**Aim**
Check each line of the entries below for the string "this"; copy every line where it appears.

[Charts and diagrams as code]
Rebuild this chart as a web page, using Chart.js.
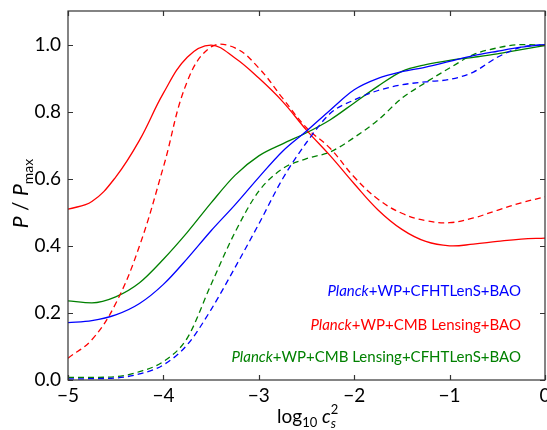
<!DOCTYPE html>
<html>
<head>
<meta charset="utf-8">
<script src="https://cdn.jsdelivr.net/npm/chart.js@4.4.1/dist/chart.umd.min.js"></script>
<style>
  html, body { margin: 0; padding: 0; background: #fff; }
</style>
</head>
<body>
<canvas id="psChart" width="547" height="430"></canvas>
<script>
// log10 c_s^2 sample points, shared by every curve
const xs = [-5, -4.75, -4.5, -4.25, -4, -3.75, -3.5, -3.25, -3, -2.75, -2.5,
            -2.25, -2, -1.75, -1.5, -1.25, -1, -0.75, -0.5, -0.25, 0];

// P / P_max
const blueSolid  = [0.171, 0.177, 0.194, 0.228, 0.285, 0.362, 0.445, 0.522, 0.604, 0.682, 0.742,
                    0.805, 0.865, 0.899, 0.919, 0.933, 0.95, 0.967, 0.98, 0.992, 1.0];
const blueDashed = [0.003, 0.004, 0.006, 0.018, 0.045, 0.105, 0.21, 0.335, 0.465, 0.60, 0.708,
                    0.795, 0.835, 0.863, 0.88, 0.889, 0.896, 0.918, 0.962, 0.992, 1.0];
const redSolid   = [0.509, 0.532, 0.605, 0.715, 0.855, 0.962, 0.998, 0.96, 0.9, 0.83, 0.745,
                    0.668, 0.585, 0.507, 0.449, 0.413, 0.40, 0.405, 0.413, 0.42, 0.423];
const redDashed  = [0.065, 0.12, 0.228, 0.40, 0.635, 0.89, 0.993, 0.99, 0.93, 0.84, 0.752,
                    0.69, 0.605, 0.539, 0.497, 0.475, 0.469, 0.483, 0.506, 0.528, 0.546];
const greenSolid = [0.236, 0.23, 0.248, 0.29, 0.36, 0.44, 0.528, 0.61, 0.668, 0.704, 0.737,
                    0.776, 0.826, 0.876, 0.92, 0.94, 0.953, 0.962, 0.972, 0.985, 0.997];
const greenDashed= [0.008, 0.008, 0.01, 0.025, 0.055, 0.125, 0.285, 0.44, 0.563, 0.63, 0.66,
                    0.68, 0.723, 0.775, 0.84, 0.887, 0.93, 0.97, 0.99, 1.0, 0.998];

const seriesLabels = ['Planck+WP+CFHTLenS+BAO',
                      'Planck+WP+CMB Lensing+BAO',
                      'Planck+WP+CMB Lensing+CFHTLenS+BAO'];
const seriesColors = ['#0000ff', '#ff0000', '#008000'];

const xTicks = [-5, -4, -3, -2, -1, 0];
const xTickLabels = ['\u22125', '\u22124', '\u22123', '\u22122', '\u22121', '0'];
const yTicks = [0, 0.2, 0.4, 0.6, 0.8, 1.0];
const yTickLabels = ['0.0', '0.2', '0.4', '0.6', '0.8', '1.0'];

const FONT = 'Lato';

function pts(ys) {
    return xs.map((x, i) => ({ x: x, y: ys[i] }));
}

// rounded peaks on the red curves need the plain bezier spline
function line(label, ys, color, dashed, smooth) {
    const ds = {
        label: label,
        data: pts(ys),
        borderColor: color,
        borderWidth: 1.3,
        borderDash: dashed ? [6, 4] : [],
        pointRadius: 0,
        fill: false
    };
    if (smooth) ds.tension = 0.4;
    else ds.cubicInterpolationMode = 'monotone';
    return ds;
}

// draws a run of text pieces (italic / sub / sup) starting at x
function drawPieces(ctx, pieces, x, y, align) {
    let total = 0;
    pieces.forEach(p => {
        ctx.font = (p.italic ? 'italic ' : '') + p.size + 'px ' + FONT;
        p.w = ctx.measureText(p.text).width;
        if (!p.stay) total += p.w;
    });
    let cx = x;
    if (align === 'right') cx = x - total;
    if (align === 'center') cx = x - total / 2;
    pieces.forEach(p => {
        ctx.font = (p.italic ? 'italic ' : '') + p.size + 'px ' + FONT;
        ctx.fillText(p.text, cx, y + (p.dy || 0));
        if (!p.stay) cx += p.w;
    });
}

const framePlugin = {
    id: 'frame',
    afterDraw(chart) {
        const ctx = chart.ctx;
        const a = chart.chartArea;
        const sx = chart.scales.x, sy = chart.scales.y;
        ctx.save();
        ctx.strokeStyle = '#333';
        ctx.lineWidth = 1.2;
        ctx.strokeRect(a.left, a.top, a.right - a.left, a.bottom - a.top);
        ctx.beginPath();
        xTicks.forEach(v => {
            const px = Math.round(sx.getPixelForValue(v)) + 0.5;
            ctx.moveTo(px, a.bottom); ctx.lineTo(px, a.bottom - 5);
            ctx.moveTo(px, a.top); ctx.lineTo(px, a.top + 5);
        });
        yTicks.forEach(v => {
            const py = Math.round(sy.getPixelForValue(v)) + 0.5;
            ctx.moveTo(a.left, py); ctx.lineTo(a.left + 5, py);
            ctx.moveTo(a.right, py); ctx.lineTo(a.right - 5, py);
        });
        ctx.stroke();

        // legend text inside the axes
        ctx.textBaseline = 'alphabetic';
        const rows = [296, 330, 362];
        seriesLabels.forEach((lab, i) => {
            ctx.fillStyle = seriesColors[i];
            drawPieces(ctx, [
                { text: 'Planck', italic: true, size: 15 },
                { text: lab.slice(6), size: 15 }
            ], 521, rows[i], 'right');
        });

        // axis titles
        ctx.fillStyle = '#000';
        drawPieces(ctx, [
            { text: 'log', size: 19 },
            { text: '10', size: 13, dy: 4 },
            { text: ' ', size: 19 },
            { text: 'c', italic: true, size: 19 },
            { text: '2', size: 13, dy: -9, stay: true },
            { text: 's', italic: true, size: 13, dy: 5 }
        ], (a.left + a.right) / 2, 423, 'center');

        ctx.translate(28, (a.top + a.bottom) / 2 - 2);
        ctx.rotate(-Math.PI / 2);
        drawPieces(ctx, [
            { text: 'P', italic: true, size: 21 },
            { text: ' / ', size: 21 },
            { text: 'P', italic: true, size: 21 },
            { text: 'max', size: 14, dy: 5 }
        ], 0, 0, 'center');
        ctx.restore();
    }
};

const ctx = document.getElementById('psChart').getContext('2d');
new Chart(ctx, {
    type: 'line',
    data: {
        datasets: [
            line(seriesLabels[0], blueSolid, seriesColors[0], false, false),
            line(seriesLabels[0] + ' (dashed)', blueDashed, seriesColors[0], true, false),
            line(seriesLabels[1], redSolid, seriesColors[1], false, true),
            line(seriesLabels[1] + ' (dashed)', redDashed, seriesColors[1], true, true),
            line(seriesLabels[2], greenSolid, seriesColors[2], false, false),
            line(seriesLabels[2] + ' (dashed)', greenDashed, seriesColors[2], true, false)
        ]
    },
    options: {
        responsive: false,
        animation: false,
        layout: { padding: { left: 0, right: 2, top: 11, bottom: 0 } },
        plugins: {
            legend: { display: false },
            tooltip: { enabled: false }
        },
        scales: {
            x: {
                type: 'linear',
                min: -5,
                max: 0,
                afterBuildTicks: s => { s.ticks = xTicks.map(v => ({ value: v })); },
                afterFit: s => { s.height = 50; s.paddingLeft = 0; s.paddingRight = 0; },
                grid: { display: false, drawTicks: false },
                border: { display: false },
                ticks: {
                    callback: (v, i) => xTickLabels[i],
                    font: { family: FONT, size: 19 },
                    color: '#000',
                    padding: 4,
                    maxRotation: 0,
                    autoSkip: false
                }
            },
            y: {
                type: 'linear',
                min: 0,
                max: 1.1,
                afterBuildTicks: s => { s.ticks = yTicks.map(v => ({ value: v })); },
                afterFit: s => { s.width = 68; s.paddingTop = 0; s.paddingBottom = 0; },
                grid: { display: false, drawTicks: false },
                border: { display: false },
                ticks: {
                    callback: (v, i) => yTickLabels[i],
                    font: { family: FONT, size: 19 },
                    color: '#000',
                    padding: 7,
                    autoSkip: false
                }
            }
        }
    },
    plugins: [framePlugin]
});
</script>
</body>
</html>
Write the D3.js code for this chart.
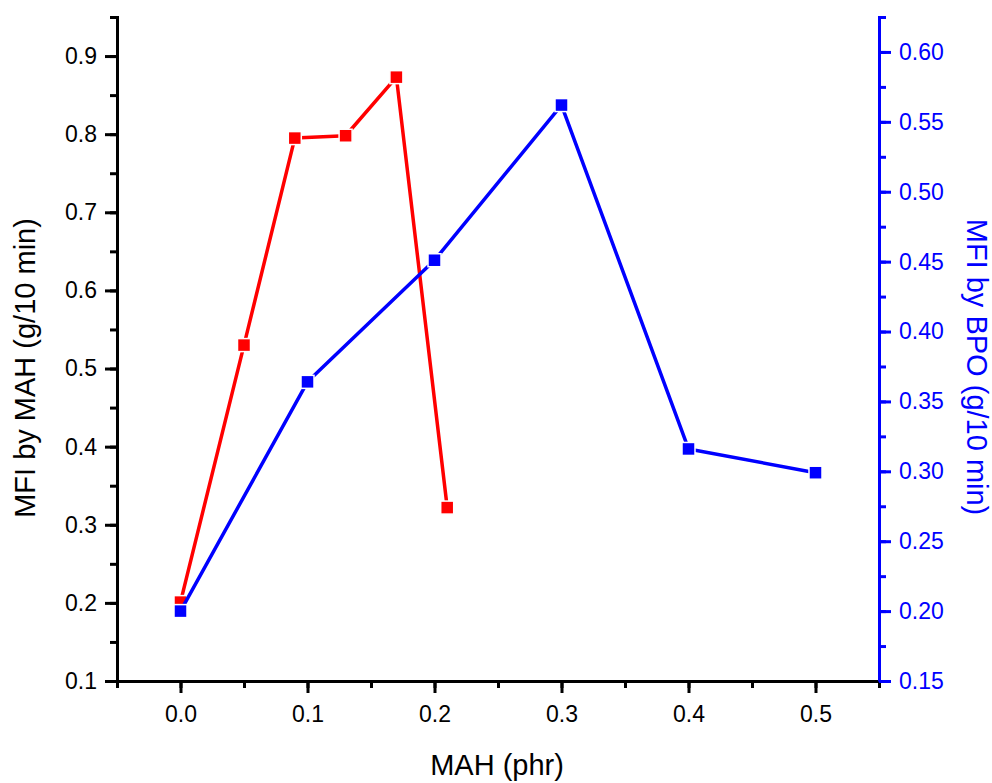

**Exercise result**
Rebuild this chart as a web page, using Chart.js.
Write the D3.js code for this chart.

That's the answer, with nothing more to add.